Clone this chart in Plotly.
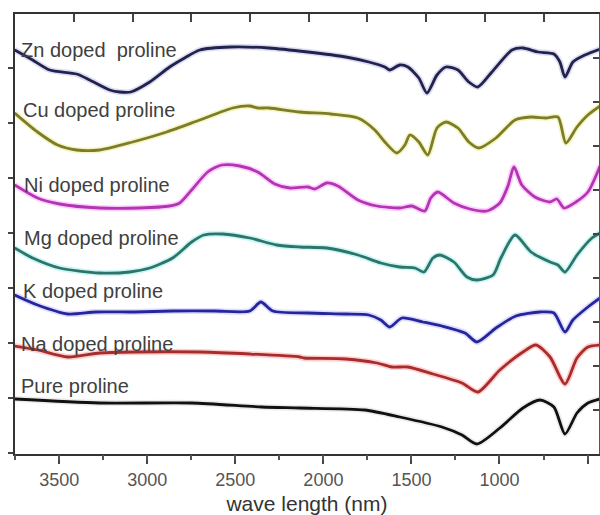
import plotly.graph_objects as go

# wavenumber (x) and relative transmittance in arbitrary units (y)
zn_x = [3753, 3651, 3554, 3401, 3327, 3213, 3157, 3094, 2986, 2873, 2788, 2702, 2526, 2310, 2088, 1873, 1742, 1651, 1623, 1566, 1520, 1458, 1412, 1355, 1304, 1236, 1174, 1123, 1043, 929, 867, 781, 691, 657, 628, 583, 515, 429]
zn_y = [404, 394, 384, 380, 374, 364, 362, 362, 372, 387, 396, 404, 407, 406, 402, 397, 392, 387, 384, 389, 387, 376, 361, 379, 387, 384, 372, 367, 382, 404, 406, 402, 400, 392, 377, 392, 399, 405]

cu_x = [3753, 3623, 3509, 3401, 3270, 3083, 2890, 2702, 2515, 2418, 2373, 2310, 2134, 1958, 1804, 1708, 1651, 1583, 1537, 1509, 1458, 1407, 1355, 1304, 1236, 1174, 1117, 1020, 912, 821, 736, 668, 623, 560, 498, 429]
cu_y = [341, 322, 309, 304, 304, 312, 322, 334, 346, 348, 346, 346, 342, 340, 336, 324, 312, 301, 309, 319, 312, 299, 326, 332, 326, 312, 306, 316, 334, 337, 336, 337, 311, 327, 339, 348]

ni_x = [3753, 3623, 3498, 3270, 3043, 2873, 2816, 2748, 2657, 2577, 2475, 2373, 2276, 2191, 2088, 2049, 1981, 1918, 1804, 1696, 1566, 1498, 1424, 1390, 1350, 1259, 1168, 1071, 998, 952, 918, 873, 799, 713, 674, 634, 566, 498, 429]
ni_y = [269, 256, 250, 246, 246, 248, 251, 264, 282, 289, 288, 282, 270, 266, 267, 265, 271, 268, 254, 248, 246, 248, 243, 256, 262, 251, 245, 243, 251, 268, 287, 269, 257, 252, 255, 246, 252, 262, 288]

mg_x = [3753, 3651, 3498, 3270, 3100, 2986, 2856, 2748, 2679, 2571, 2418, 2265, 2134, 1981, 1804, 1674, 1566, 1480, 1429, 1378, 1338, 1259, 1185, 1128, 1037, 992, 912, 821, 713, 668, 628, 560, 475, 429]
mg_y = [206, 196, 186, 181, 182, 186, 196, 212, 219, 220, 216, 209, 207, 206, 199, 191, 187, 186, 182, 196, 199, 192, 177, 174, 179, 196, 219, 202, 192, 189, 182, 199, 216, 221]

k_x = [3753, 3623, 3452, 3293, 3071, 2856, 2617, 2418, 2355, 2287, 2088, 1873, 1742, 1674, 1623, 1554, 1435, 1327, 1196, 1128, 1020, 907, 770, 691, 628, 583, 498, 429]
k_y = [159, 149, 140, 142, 142, 143, 143, 143, 152, 143, 141, 140, 139, 134, 127, 136, 132, 128, 121, 112, 126, 138, 142, 141, 122, 134, 147, 156]

na_x = [3753, 3623, 3452, 3270, 3071, 2702, 2418, 2134, 2111, 1873, 1696, 1611, 1520, 1378, 1213, 1123, 998, 867, 793, 713, 628, 560, 498, 429]
na_y = [108, 104, 97, 101, 102, 102, 100, 97, 96, 95, 91, 87, 87, 80, 71, 62, 84, 102, 109, 97, 70, 96, 107, 109]

pure_x = [3753, 3270, 2748, 2350, 2134, 1765, 1566, 1327, 1213, 1128, 998, 867, 770, 691, 628, 560, 498, 429]
pure_y = [55, 51, 51, 47, 46, 44, 37, 27, 19, 10, 26, 46, 54, 47, 20, 41, 51, 55]

names = ["Zn doped  proline", "Cu doped proline", "Ni doped proline", "Mg doped proline",
         "K doped proline", "Na doped proline", "Pure proline"]
label_x = [3728, 3716, 3711, 3711, 3716, 3728, 3728]
label_y = [404, 344, 269, 216, 163, 110, 68]

series = [(zn_x, zn_y), (cu_x, cu_y), (ni_x, ni_y), (mg_x, mg_y),
          (k_x, k_y), (na_x, na_y), (pure_x, pure_y)]
colors = ["#22224e", "#7c7c2c", "#b236b2", "#2e7468", "#26269c", "#a82c2c", "#111111"]
halos = ["rgba(120,120,200,0.25)", "rgba(230,230,80,0.35)", "rgba(255,120,255,0.35)",
         "rgba(100,230,230,0.35)", "rgba(120,120,255,0.25)", "rgba(255,120,120,0.35)",
         "rgba(120,120,120,0.15)"]

fig = go.Figure()
for (xs, ys), c, h, n in zip(series, colors, halos, names):
    fig.add_trace(go.Scatter(x=xs, y=ys, mode="lines", line=dict(color=h, width=6, shape="spline", smoothing=0.7),
                             hoverinfo="skip", showlegend=False))
    fig.add_trace(go.Scatter(x=xs, y=ys, mode="lines", name=n,
                             line=dict(color=c, width=2.8, shape="spline", smoothing=0.7),
                             showlegend=False))

# invisible traces to anchor the secondary axes
fig.add_trace(go.Scatter(x=[2000], y=[200], xaxis="x2", yaxis="y2", mode="markers",
                         marker=dict(opacity=0), hoverinfo="skip", showlegend=False))
fig.add_trace(go.Scatter(x=[2000], y=[200], xaxis="x3", yaxis="y", mode="markers",
                         marker=dict(opacity=0), hoverinfo="skip", showlegend=False))

for n, lx, ly in zip(names, label_x, label_y):
    fig.add_annotation(x=lx, y=ly, text=n, showarrow=False, xanchor="left", yanchor="middle",
                       font=dict(family="Liberation Sans, Arial", size=20, color="#404040"))

xr = [3751, 435]
fig.update_layout(
    width=600, height=515,
    margin=dict(l=15, r=1, t=14, b=61),
    paper_bgcolor="white", plot_bgcolor="white",
    xaxis=dict(range=xr, showgrid=False, zeroline=False, showline=True, linecolor="#333333", linewidth=2,
               ticks="outside", ticklen=8, tickwidth=2, tickcolor="#444444", dtick=500, tick0=0,
               tickfont=dict(family="Liberation Sans, Arial", size=18, color="#555555"),
               title=dict(text="wave length (nm)", standoff=8,
                          font=dict(family="Liberation Sans, Arial", size=21, color="#333333"))),
    xaxis3=dict(range=xr, overlaying="x", side="bottom", anchor="y", showgrid=False, zeroline=False,
                showline=False, ticks="outside", ticklen=5, tickwidth=1.5, tickcolor="#555555",
                tick0=0, dtick=250, showticklabels=False),
    xaxis2=dict(range=xr, overlaying="x", side="top", anchor="y", showgrid=False, zeroline=False,
                showline=True, linecolor="#333333", linewidth=2, ticks="inside", ticklen=8, tickwidth=2,
                tickcolor="#444444", tick0=750, dtick=1000 / 3, showticklabels=False),
    yaxis=dict(range=[0, 440], showgrid=False, zeroline=False, showline=True, linecolor="#333333",
               linewidth=2, ticks="outside", ticklen=5, tickwidth=1.5, tickcolor="#444444",
               tick0=1, dtick=55, showticklabels=False),
    yaxis2=dict(range=[0, 440], overlaying="y", side="right", anchor="x", showgrid=False, zeroline=False,
                showline=True, linecolor="#555555", linewidth=1.5, ticks="inside", ticklen=6,
                tickwidth=1.5, tickcolor="#444444", tick0=0, dtick=44, showticklabels=False),
)

fig.write_html("out.html")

» **Task to carry out**: Skip the pictures and restate exactly the lines from the beginning of the listing to the line with "327, 339, 348]", that line included.

» **Result for this task**:
Clone this chart in Plotly.
import plotly.graph_objects as go

# wavenumber (x) and relative transmittance in arbitrary units (y)
zn_x = [3753, 3651, 3554, 3401, 3327, 3213, 3157, 3094, 2986, 2873, 2788, 2702, 2526, 2310, 2088, 1873, 1742, 1651, 1623, 1566, 1520, 1458, 1412, 1355, 1304, 1236, 1174, 1123, 1043, 929, 867, 781, 691, 657, 628, 583, 515, 429]
zn_y = [404, 394, 384, 380, 374, 364, 362, 362, 372, 387, 396, 404, 407, 406, 402, 397, 392, 387, 384, 389, 387, 376, 361, 379, 387, 384, 372, 367, 382, 404, 406, 402, 400, 392, 377, 392, 399, 405]

cu_x = [3753, 3623, 3509, 3401, 3270, 3083, 2890, 2702, 2515, 2418, 2373, 2310, 2134, 1958, 1804, 1708, 1651, 1583, 1537, 1509, 1458, 1407, 1355, 1304, 1236, 1174, 1117, 1020, 912, 821, 736, 668, 623, 560, 498, 429]
cu_y = [341, 322, 309, 304, 304, 312, 322, 334, 346, 348, 346, 346, 342, 340, 336, 324, 312, 301, 309, 319, 312, 299, 326, 332, 326, 312, 306, 316, 334, 337, 336, 337, 311, 327, 339, 348]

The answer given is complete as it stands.